### GIVEN PROBLEM
Without the pictures, set down every line of the data exactly.

::::::::::

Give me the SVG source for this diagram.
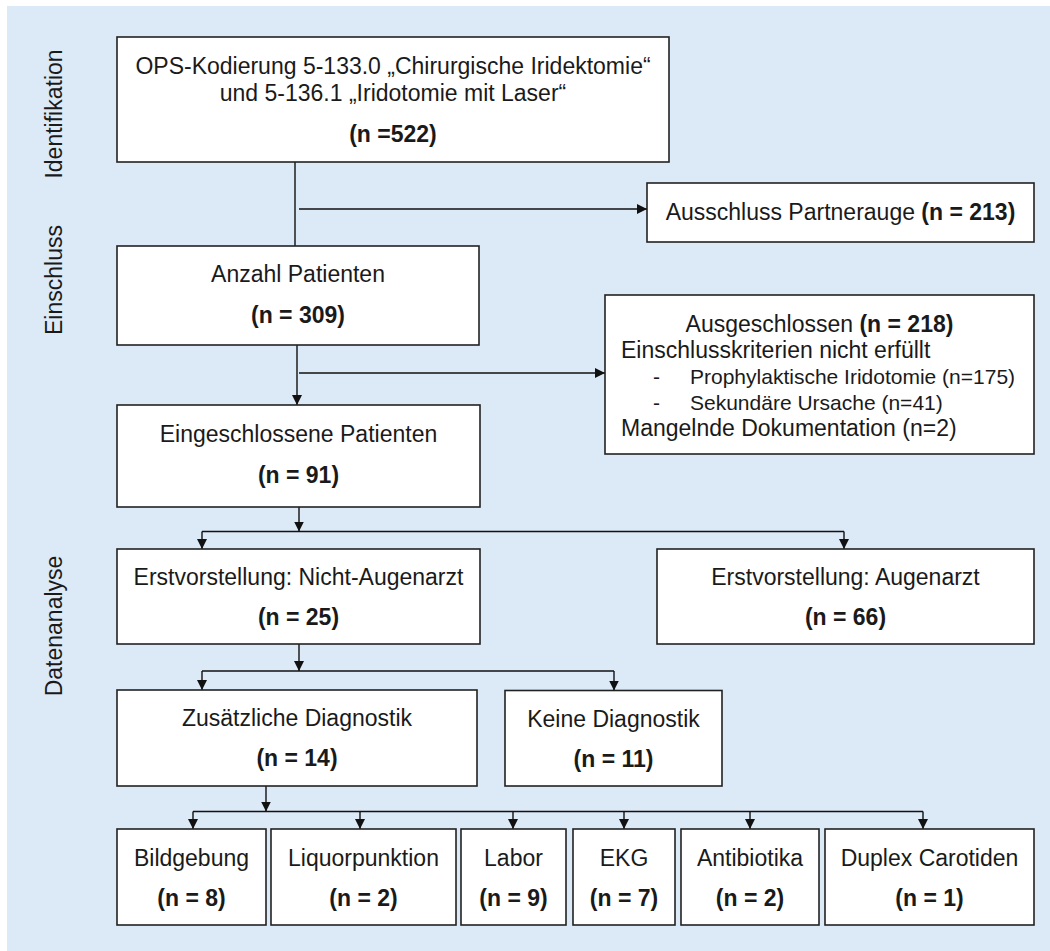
<svg xmlns="http://www.w3.org/2000/svg" width="1050" height="951" viewBox="0 0 1050 951">
<style>
  text { font-family: "Liberation Sans", Arial, sans-serif; font-size: 23px; fill: #1a1a1a; }
  .b { font-weight: bold; }
  .c { text-anchor: middle; }
  .sm { font-size: 21px; }
  .box { fill: #ffffff; stroke: #222222; stroke-width: 1.6; }
  .ln { stroke: #111111; stroke-width: 1.4; fill: none; }
  .ar { stroke: #111111; stroke-width: 1.4; fill: none; marker-end: url(#ah); }
</style>
<defs>
  <marker id="ah" markerUnits="userSpaceOnUse" markerWidth="11" markerHeight="11" refX="10" refY="5" orient="auto">
    <path d="M0,0 L10,5 L0,10 z" fill="#111111"/>
  </marker>
</defs>
<rect x="7" y="6" width="1043" height="945" fill="#dce9f6"/>
<g id="side-labels">
  <text class="c" transform="translate(61.5,114) rotate(-90)">Identifikation</text>
  <text class="c" transform="translate(61.5,280) rotate(-90)">Einschluss</text>
  <text class="c" transform="translate(61.5,626) rotate(-90)">Datenanalyse</text>
</g>
<g id="connectors">
  <line class="ln" x1="295" y1="162" x2="295" y2="246"/>
  <line class="ar" x1="299" y1="209" x2="647" y2="209"/>
  <line class="ar" x1="297" y1="345" x2="297" y2="405"/>
  <line class="ar" x1="299" y1="373" x2="605" y2="373"/>
  <line class="ar" x1="299" y1="507" x2="299" y2="531.5"/>
  <line class="ln" x1="202" y1="531.5" x2="844" y2="531.5"/>
  <line class="ar" x1="202" y1="531.5" x2="202" y2="549"/>
  <line class="ar" x1="844" y1="531.5" x2="844" y2="549"/>
  <line class="ar" x1="299" y1="644" x2="299" y2="671"/>
  <line class="ln" x1="202" y1="671" x2="614" y2="671"/>
  <line class="ar" x1="202" y1="671" x2="202" y2="690"/>
  <line class="ar" x1="614" y1="671" x2="614" y2="690.5"/>
  <line class="ar" x1="266" y1="786" x2="266" y2="811.5"/>
  <line class="ln" x1="193" y1="811.5" x2="923" y2="811.5"/>
  <line class="ar" x1="193" y1="811.5" x2="193" y2="829"/>
  <line class="ar" x1="360" y1="811.5" x2="360" y2="829"/>
  <line class="ar" x1="513" y1="811.5" x2="513" y2="829"/>
  <line class="ar" x1="624" y1="811.5" x2="624" y2="829"/>
  <line class="ar" x1="750" y1="811.5" x2="750" y2="829"/>
  <line class="ar" x1="923" y1="811.5" x2="923" y2="829"/>
</g>
<g id="n-ops">
  <rect class="box" x="117" y="37" width="552" height="125"/>
  <text class="c" x="393" y="74">OPS-Kodierung 5-133.0 „Chirurgische Iridektomie“</text>
  <text class="c" x="393" y="101">und 5-136.1 „Iridotomie mit Laser“</text>
  <text class="c b" x="393" y="142">(n =522)</text>
</g>
<g id="n-partnerauge">
  <rect class="box" x="647" y="183" width="387" height="59"/>
  <text class="c" x="840.5" y="220">Ausschluss Partnerauge <tspan class="b">(n = 213)</tspan></text>
</g>
<g id="n-anzahl">
  <rect class="box" x="117" y="246" width="362" height="99"/>
  <text class="c" x="298" y="282">Anzahl Patienten</text>
  <text class="c b" x="298" y="323">(n = 309)</text>
</g>
<g id="n-ausgeschlossen">
  <rect class="box" x="605" y="295" width="429" height="159"/>
  <text class="c" x="819.5" y="332">Ausgeschlossen <tspan class="b">(n = 218)</tspan></text>
  <text x="621" y="358">Einschlusskriterien nicht erfüllt</text>
  <text class="sm" x="653" y="384">-</text>
  <text class="sm" x="690" y="384">Prophylaktische Iridotomie (n=175)</text>
  <text class="sm" x="653" y="410">-</text>
  <text class="sm" x="690" y="410">Sekundäre Ursache (n=41)</text>
  <text x="621" y="436">Mangelnde Dokumentation (n=2)</text>
</g>
<g id="n-eingeschlossen">
  <rect class="box" x="117" y="405" width="363" height="102"/>
  <text class="c" x="298.5" y="442">Eingeschlossene Patienten</text>
  <text class="c b" x="298.5" y="483">(n = 91)</text>
</g>
<g id="n-nicht-augenarzt">
  <rect class="box" x="117" y="549" width="363" height="95"/>
  <text class="c" x="298.5" y="585">Erstvorstellung: Nicht-Augenarzt</text>
  <text class="c b" x="298.5" y="625">(n = 25)</text>
</g>
<g id="n-augenarzt">
  <rect class="box" x="657" y="549" width="377" height="95"/>
  <text class="c" x="845.5" y="585">Erstvorstellung: Augenarzt</text>
  <text class="c b" x="845.5" y="625">(n = 66)</text>
</g>
<g id="n-zusaetzlich">
  <rect class="box" x="117" y="690" width="360" height="96"/>
  <text class="c" x="297" y="726">Zusätzliche Diagnostik</text>
  <text class="c b" x="297" y="766">(n = 14)</text>
</g>
<g id="n-keine">
  <rect class="box" x="505" y="690.5" width="217" height="95.5"/>
  <text class="c" x="613.5" y="727">Keine Diagnostik</text>
  <text class="c b" x="613.5" y="767">(n = 11)</text>
</g>
<g id="n-bildgebung">
  <rect class="box" x="117" y="829" width="149" height="96"/>
  <text class="c" x="191.5" y="866">Bildgebung</text>
  <text class="c b" x="191.5" y="906">(n = 8)</text>
</g>
<g id="n-liquor">
  <rect class="box" x="271" y="829" width="185" height="96"/>
  <text class="c" x="363.5" y="866">Liquorpunktion</text>
  <text class="c b" x="363.5" y="906">(n = 2)</text>
</g>
<g id="n-labor">
  <rect class="box" x="461" y="829" width="105" height="96"/>
  <text class="c" x="513.5" y="866">Labor</text>
  <text class="c b" x="513.5" y="906">(n = 9)</text>
</g>
<g id="n-ekg">
  <rect class="box" x="573" y="829" width="102" height="96"/>
  <text class="c" x="624" y="866">EKG</text>
  <text class="c b" x="624" y="906">(n = 7)</text>
</g>
<g id="n-antibiotika">
  <rect class="box" x="681" y="829" width="138" height="96"/>
  <text class="c" x="750" y="866">Antibiotika</text>
  <text class="c b" x="750" y="906">(n = 2)</text>
</g>
<g id="n-duplex">
  <rect class="box" x="825" y="829" width="209" height="96"/>
  <text class="c" x="929.5" y="866">Duplex Carotiden</text>
  <text class="c b" x="929.5" y="906">(n = 1)</text>
</g>
</svg>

::::::::::

### RESPONSE TO THE EXERCISE
Give me the SVG source for this diagram.
<svg xmlns="http://www.w3.org/2000/svg" width="1050" height="951" viewBox="0 0 1050 951">
<style>
  text { font-family: "Liberation Sans", Arial, sans-serif; font-size: 23px; fill: #1a1a1a; }
  .b { font-weight: bold; }
  .c { text-anchor: middle; }
  .sm { font-size: 21px; }
  .box { fill: #ffffff; stroke: #222222; stroke-width: 1.6; }
  .ln { stroke: #111111; stroke-width: 1.4; fill: none; }
  .ar { stroke: #111111; stroke-width: 1.4; fill: none; marker-end: url(#ah); }
</style>
<defs>
  <marker id="ah" markerUnits="userSpaceOnUse" markerWidth="11" markerHeight="11" refX="10" refY="5" orient="auto">
    <path d="M0,0 L10,5 L0,10 z" fill="#111111"/>
  </marker>
</defs>
<rect x="7" y="6" width="1043" height="945" fill="#dce9f6"/>
<g id="side-labels">
  <text class="c" transform="translate(61.5,114) rotate(-90)">Identifikation</text>
  <text class="c" transform="translate(61.5,280) rotate(-90)">Einschluss</text>
  <text class="c" transform="translate(61.5,626) rotate(-90)">Datenanalyse</text>
</g>
<g id="connectors">
  <line class="ln" x1="295" y1="162" x2="295" y2="246"/>
  <line class="ar" x1="299" y1="209" x2="647" y2="209"/>
  <line class="ar" x1="297" y1="345" x2="297" y2="405"/>
  <line class="ar" x1="299" y1="373" x2="605" y2="373"/>
  <line class="ar" x1="299" y1="507" x2="299" y2="531.5"/>
  <line class="ln" x1="202" y1="531.5" x2="844" y2="531.5"/>
  <line class="ar" x1="202" y1="531.5" x2="202" y2="549"/>
  <line class="ar" x1="844" y1="531.5" x2="844" y2="549"/>
  <line class="ar" x1="299" y1="644" x2="299" y2="671"/>
  <line class="ln" x1="202" y1="671" x2="614" y2="671"/>
  <line class="ar" x1="202" y1="671" x2="202" y2="690"/>
  <line class="ar" x1="614" y1="671" x2="614" y2="690.5"/>
  <line class="ar" x1="266" y1="786" x2="266" y2="811.5"/>
  <line class="ln" x1="193" y1="811.5" x2="923" y2="811.5"/>
  <line class="ar" x1="193" y1="811.5" x2="193" y2="829"/>
  <line class="ar" x1="360" y1="811.5" x2="360" y2="829"/>
  <line class="ar" x1="513" y1="811.5" x2="513" y2="829"/>
  <line class="ar" x1="624" y1="811.5" x2="624" y2="829"/>
  <line class="ar" x1="750" y1="811.5" x2="750" y2="829"/>
  <line class="ar" x1="923" y1="811.5" x2="923" y2="829"/>
</g>
<g id="n-ops">
  <rect class="box" x="117" y="37" width="552" height="125"/>
  <text class="c" x="393" y="74">OPS-Kodierung 5-133.0 „Chirurgische Iridektomie“</text>
  <text class="c" x="393" y="101">und 5-136.1 „Iridotomie mit Laser“</text>
  <text class="c b" x="393" y="142">(n =522)</text>
</g>
<g id="n-partnerauge">
  <rect class="box" x="647" y="183" width="387" height="59"/>
  <text class="c" x="840.5" y="220">Ausschluss Partnerauge <tspan class="b">(n = 213)</tspan></text>
</g>
<g id="n-anzahl">
  <rect class="box" x="117" y="246" width="362" height="99"/>
  <text class="c" x="298" y="282">Anzahl Patienten</text>
  <text class="c b" x="298" y="323">(n = 309)</text>
</g>
<g id="n-ausgeschlossen">
  <rect class="box" x="605" y="295" width="429" height="159"/>
  <text class="c" x="819.5" y="332">Ausgeschlossen <tspan class="b">(n = 218)</tspan></text>
  <text x="621" y="358">Einschlusskriterien nicht erfüllt</text>
  <text class="sm" x="653" y="384">-</text>
  <text class="sm" x="690" y="384">Prophylaktische Iridotomie (n=175)</text>
  <text class="sm" x="653" y="410">-</text>
  <text class="sm" x="690" y="410">Sekundäre Ursache (n=41)</text>
  <text x="621" y="436">Mangelnde Dokumentation (n=2)</text>
</g>
<g id="n-eingeschlossen">
  <rect class="box" x="117" y="405" width="363" height="102"/>
  <text class="c" x="298.5" y="442">Eingeschlossene Patienten</text>
  <text class="c b" x="298.5" y="483">(n = 91)</text>
</g>
<g id="n-nicht-augenarzt">
  <rect class="box" x="117" y="549" width="363" height="95"/>
  <text class="c" x="298.5" y="585">Erstvorstellung: Nicht-Augenarzt</text>
  <text class="c b" x="298.5" y="625">(n = 25)</text>
</g>
<g id="n-augenarzt">
  <rect class="box" x="657" y="549" width="377" height="95"/>
  <text class="c" x="845.5" y="585">Erstvorstellung: Augenarzt</text>
  <text class="c b" x="845.5" y="625">(n = 66)</text>
</g>
<g id="n-zusaetzlich">
  <rect class="box" x="117" y="690" width="360" height="96"/>
  <text class="c" x="297" y="726">Zusätzliche Diagnostik</text>
  <text class="c b" x="297" y="766">(n = 14)</text>
</g>
<g id="n-keine">
  <rect class="box" x="505" y="690.5" width="217" height="95.5"/>
  <text class="c" x="613.5" y="727">Keine Diagnostik</text>
  <text class="c b" x="613.5" y="767">(n = 11)</text>
</g>
<g id="n-bildgebung">
  <rect class="box" x="117" y="829" width="149" height="96"/>
  <text class="c" x="191.5" y="866">Bildgebung</text>
  <text class="c b" x="191.5" y="906">(n = 8)</text>
</g>
<g id="n-liquor">
  <rect class="box" x="271" y="829" width="185" height="96"/>
  <text class="c" x="363.5" y="866">Liquorpunktion</text>
  <text class="c b" x="363.5" y="906">(n = 2)</text>
</g>
<g id="n-labor">
  <rect class="box" x="461" y="829" width="105" height="96"/>
  <text class="c" x="513.5" y="866">Labor</text>
  <text class="c b" x="513.5" y="906">(n = 9)</text>
</g>
<g id="n-ekg">
  <rect class="box" x="573" y="829" width="102" height="96"/>
  <text class="c" x="624" y="866">EKG</text>
  <text class="c b" x="624" y="906">(n = 7)</text>
</g>
<g id="n-antibiotika">
  <rect class="box" x="681" y="829" width="138" height="96"/>
  <text class="c" x="750" y="866">Antibiotika</text>
  <text class="c b" x="750" y="906">(n = 2)</text>
</g>
<g id="n-duplex">
  <rect class="box" x="825" y="829" width="209" height="96"/>
  <text class="c" x="929.5" y="866">Duplex Carotiden</text>
  <text class="c b" x="929.5" y="906">(n = 1)</text>
</g>
</svg>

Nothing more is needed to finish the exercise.